## Brief:
Go through the records and copy each line where the word "seaborn" occurs.
# # #
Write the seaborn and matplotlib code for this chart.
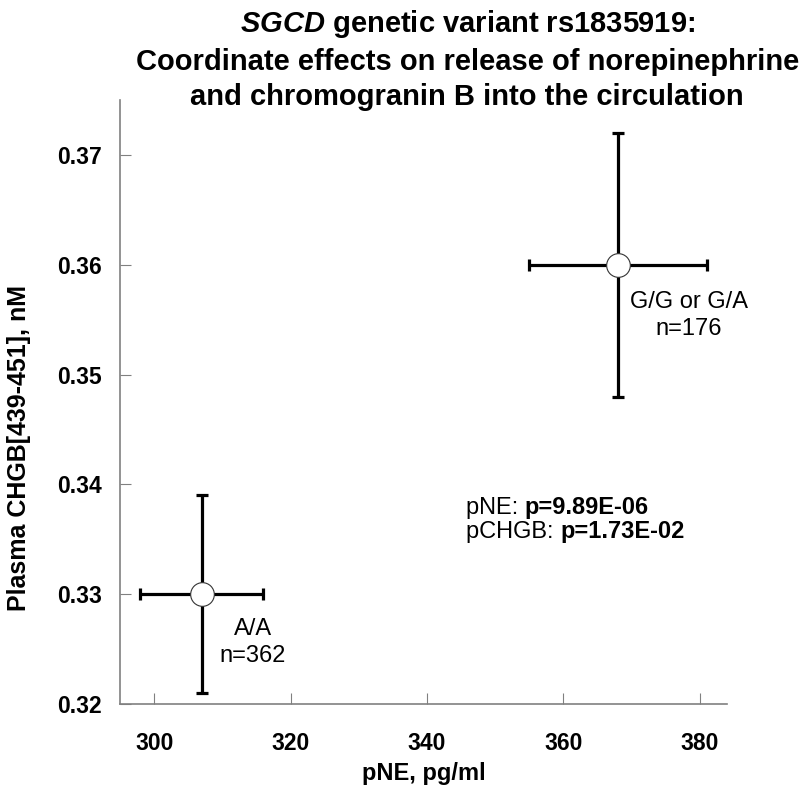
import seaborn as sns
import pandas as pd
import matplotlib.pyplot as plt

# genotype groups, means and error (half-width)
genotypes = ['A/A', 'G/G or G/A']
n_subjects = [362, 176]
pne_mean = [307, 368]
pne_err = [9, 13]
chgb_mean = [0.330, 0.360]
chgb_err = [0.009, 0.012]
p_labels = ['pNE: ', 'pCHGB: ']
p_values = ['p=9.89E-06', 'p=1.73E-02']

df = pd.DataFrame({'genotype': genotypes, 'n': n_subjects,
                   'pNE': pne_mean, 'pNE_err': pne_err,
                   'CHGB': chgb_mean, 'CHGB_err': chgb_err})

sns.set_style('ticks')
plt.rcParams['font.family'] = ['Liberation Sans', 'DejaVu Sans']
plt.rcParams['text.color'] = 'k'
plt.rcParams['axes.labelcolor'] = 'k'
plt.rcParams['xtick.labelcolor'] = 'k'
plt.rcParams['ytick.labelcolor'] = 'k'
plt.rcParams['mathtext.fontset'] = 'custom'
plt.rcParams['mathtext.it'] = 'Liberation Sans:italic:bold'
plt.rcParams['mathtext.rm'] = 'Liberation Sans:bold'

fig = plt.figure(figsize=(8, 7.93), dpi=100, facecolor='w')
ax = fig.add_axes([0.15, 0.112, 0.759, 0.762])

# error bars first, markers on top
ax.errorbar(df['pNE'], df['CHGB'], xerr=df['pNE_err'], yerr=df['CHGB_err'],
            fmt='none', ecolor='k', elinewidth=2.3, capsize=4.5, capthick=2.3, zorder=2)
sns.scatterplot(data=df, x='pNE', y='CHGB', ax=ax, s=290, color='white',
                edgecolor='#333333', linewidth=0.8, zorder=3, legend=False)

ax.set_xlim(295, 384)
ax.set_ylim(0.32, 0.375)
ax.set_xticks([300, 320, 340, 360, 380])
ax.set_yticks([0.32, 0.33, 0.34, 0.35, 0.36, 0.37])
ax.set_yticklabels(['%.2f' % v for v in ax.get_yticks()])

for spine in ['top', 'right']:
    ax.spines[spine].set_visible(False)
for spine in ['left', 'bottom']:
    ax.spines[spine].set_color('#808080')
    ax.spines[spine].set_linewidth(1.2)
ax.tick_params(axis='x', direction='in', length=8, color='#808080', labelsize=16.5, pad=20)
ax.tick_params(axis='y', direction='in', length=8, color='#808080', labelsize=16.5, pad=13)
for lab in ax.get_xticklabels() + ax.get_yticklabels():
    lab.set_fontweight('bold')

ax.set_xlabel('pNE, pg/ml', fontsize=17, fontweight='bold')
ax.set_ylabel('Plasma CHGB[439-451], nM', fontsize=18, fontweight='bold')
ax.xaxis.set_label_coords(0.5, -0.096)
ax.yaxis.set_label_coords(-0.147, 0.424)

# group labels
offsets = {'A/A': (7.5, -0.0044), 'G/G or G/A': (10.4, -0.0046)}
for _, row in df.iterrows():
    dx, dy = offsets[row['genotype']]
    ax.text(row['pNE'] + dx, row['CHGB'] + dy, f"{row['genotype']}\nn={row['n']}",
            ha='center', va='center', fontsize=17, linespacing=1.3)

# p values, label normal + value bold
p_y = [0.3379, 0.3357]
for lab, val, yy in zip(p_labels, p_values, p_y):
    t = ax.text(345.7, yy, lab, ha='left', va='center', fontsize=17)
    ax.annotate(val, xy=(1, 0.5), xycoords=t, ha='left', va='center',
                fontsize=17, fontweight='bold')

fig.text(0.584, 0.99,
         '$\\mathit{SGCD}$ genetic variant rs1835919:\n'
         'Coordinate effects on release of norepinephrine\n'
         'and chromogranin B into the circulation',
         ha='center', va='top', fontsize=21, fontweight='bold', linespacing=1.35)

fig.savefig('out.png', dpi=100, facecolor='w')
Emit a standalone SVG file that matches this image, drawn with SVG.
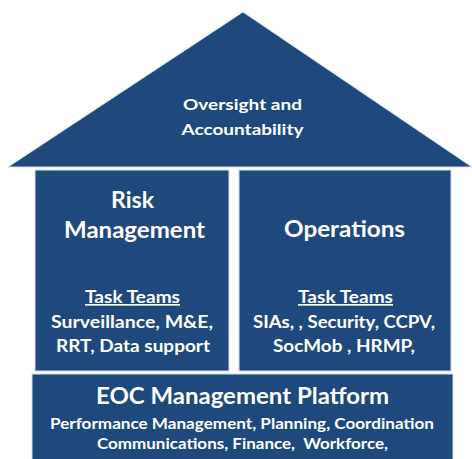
# # #
## Correct output:
Write the seaborn and matplotlib code for this chart.
import seaborn as sns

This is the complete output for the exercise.